== What you should do ==
Leave the pictures out and quote every line from the start of the listing to the line with "ax.plot(after_x, after_y, color=ORANGE, lw=2.5, label='After", inclusive.

begin Given data

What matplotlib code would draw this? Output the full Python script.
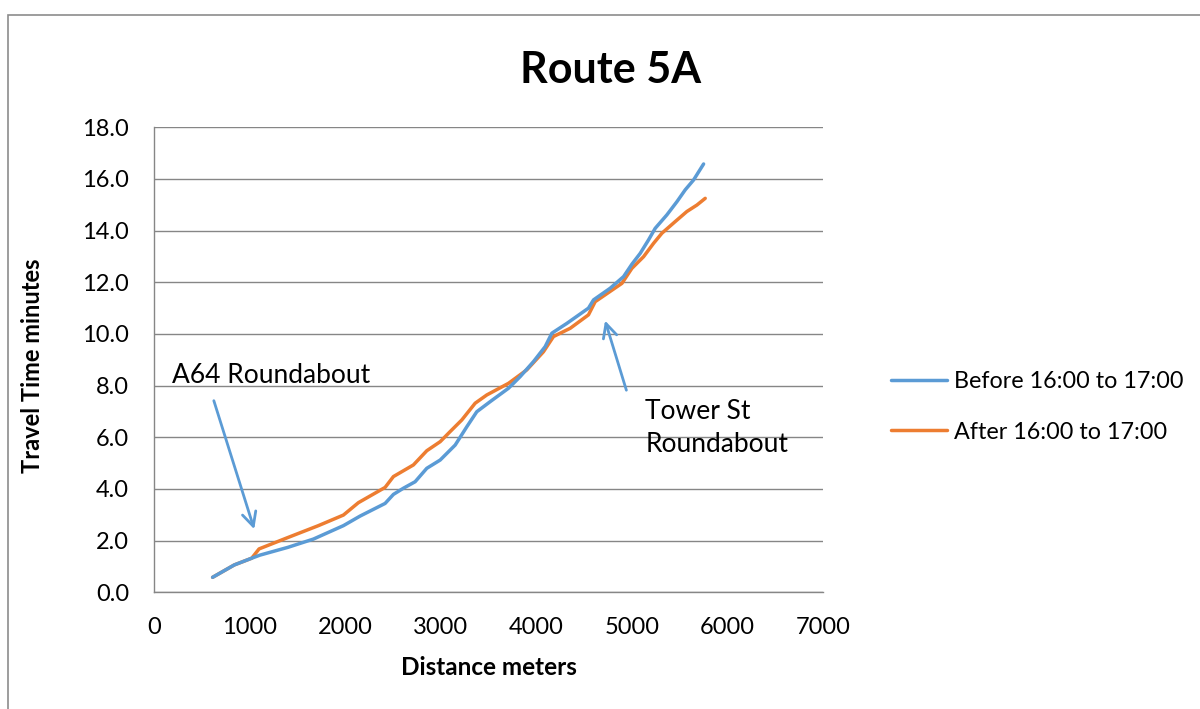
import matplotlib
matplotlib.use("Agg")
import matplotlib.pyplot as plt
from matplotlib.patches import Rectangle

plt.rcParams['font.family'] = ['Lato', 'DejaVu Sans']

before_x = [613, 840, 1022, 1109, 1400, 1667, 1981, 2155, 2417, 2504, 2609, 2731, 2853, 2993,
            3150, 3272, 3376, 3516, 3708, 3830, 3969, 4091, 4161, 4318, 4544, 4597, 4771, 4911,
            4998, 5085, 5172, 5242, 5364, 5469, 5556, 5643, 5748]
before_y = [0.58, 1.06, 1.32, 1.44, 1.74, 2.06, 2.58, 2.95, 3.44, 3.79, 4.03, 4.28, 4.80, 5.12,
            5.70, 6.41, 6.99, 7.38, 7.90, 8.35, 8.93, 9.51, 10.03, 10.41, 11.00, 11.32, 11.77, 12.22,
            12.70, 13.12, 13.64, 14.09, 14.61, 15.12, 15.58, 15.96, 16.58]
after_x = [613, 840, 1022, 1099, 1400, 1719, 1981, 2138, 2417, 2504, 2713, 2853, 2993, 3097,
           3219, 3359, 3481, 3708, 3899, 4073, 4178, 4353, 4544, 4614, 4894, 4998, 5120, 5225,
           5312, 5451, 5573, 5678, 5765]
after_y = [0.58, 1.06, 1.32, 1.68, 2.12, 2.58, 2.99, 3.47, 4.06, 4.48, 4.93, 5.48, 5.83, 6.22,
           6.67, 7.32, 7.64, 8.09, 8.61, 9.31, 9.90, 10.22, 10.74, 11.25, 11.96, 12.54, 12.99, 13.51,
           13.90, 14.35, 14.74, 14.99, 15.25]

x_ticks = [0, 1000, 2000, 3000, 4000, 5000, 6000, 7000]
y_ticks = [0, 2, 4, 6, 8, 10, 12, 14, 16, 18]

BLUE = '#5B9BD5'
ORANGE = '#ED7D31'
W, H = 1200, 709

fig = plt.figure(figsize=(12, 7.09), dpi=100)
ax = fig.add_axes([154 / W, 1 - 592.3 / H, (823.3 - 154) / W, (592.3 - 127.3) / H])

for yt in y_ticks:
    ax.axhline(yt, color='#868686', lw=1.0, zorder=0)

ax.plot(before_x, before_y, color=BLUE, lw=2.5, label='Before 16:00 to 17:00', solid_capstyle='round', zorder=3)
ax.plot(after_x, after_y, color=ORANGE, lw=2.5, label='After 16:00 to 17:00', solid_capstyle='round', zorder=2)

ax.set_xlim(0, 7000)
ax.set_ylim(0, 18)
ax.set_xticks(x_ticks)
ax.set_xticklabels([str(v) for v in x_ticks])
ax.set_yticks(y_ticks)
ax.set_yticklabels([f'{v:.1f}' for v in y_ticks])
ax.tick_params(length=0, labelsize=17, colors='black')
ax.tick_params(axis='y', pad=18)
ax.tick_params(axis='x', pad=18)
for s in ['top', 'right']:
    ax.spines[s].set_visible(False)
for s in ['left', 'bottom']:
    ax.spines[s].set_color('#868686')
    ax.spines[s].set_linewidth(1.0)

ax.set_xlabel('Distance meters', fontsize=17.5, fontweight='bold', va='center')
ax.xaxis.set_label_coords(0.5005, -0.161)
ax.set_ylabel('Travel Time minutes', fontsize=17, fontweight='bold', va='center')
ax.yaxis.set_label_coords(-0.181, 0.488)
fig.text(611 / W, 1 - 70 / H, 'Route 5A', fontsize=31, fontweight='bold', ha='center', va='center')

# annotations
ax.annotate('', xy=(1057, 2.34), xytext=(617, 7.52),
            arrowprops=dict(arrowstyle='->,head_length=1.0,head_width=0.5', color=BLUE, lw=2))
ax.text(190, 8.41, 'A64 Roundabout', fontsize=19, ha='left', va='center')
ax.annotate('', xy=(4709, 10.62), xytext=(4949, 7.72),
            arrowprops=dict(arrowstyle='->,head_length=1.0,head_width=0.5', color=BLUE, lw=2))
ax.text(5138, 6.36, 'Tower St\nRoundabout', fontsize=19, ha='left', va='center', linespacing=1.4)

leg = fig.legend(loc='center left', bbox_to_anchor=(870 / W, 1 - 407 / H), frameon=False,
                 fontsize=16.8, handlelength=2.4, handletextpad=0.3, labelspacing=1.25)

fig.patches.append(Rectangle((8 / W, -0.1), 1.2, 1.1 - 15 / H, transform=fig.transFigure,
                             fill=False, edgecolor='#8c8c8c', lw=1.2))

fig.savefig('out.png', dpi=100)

end Given data

== Correct output ==
What matplotlib code would draw this? Output the full Python script.
import matplotlib
matplotlib.use("Agg")
import matplotlib.pyplot as plt
from matplotlib.patches import Rectangle

plt.rcParams['font.family'] = ['Lato', 'DejaVu Sans']

before_x = [613, 840, 1022, 1109, 1400, 1667, 1981, 2155, 2417, 2504, 2609, 2731, 2853, 2993,
            3150, 3272, 3376, 3516, 3708, 3830, 3969, 4091, 4161, 4318, 4544, 4597, 4771, 4911,
            4998, 5085, 5172, 5242, 5364, 5469, 5556, 5643, 5748]
before_y = [0.58, 1.06, 1.32, 1.44, 1.74, 2.06, 2.58, 2.95, 3.44, 3.79, 4.03, 4.28, 4.80, 5.12,
            5.70, 6.41, 6.99, 7.38, 7.90, 8.35, 8.93, 9.51, 10.03, 10.41, 11.00, 11.32, 11.77, 12.22,
            12.70, 13.12, 13.64, 14.09, 14.61, 15.12, 15.58, 15.96, 16.58]
after_x = [613, 840, 1022, 1099, 1400, 1719, 1981, 2138, 2417, 2504, 2713, 2853, 2993, 3097,
           3219, 3359, 3481, 3708, 3899, 4073, 4178, 4353, 4544, 4614, 4894, 4998, 5120, 5225,
           5312, 5451, 5573, 5678, 5765]
after_y = [0.58, 1.06, 1.32, 1.68, 2.12, 2.58, 2.99, 3.47, 4.06, 4.48, 4.93, 5.48, 5.83, 6.22,
           6.67, 7.32, 7.64, 8.09, 8.61, 9.31, 9.90, 10.22, 10.74, 11.25, 11.96, 12.54, 12.99, 13.51,
           13.90, 14.35, 14.74, 14.99, 15.25]

x_ticks = [0, 1000, 2000, 3000, 4000, 5000, 6000, 7000]
y_ticks = [0, 2, 4, 6, 8, 10, 12, 14, 16, 18]

BLUE = '#5B9BD5'
ORANGE = '#ED7D31'
W, H = 1200, 709

fig = plt.figure(figsize=(12, 7.09), dpi=100)
ax = fig.add_axes([154 / W, 1 - 592.3 / H, (823.3 - 154) / W, (592.3 - 127.3) / H])

for yt in y_ticks:
    ax.axhline(yt, color='#868686', lw=1.0, zorder=0)

ax.plot(before_x, before_y, color=BLUE, lw=2.5, label='Before 16:00 to 17:00', solid_capstyle='round', zorder=3)
ax.plot(after_x, after_y, color=ORANGE, lw=2.5, label='After 16:00 to 17:00', solid_capstyle='round', zorder=2)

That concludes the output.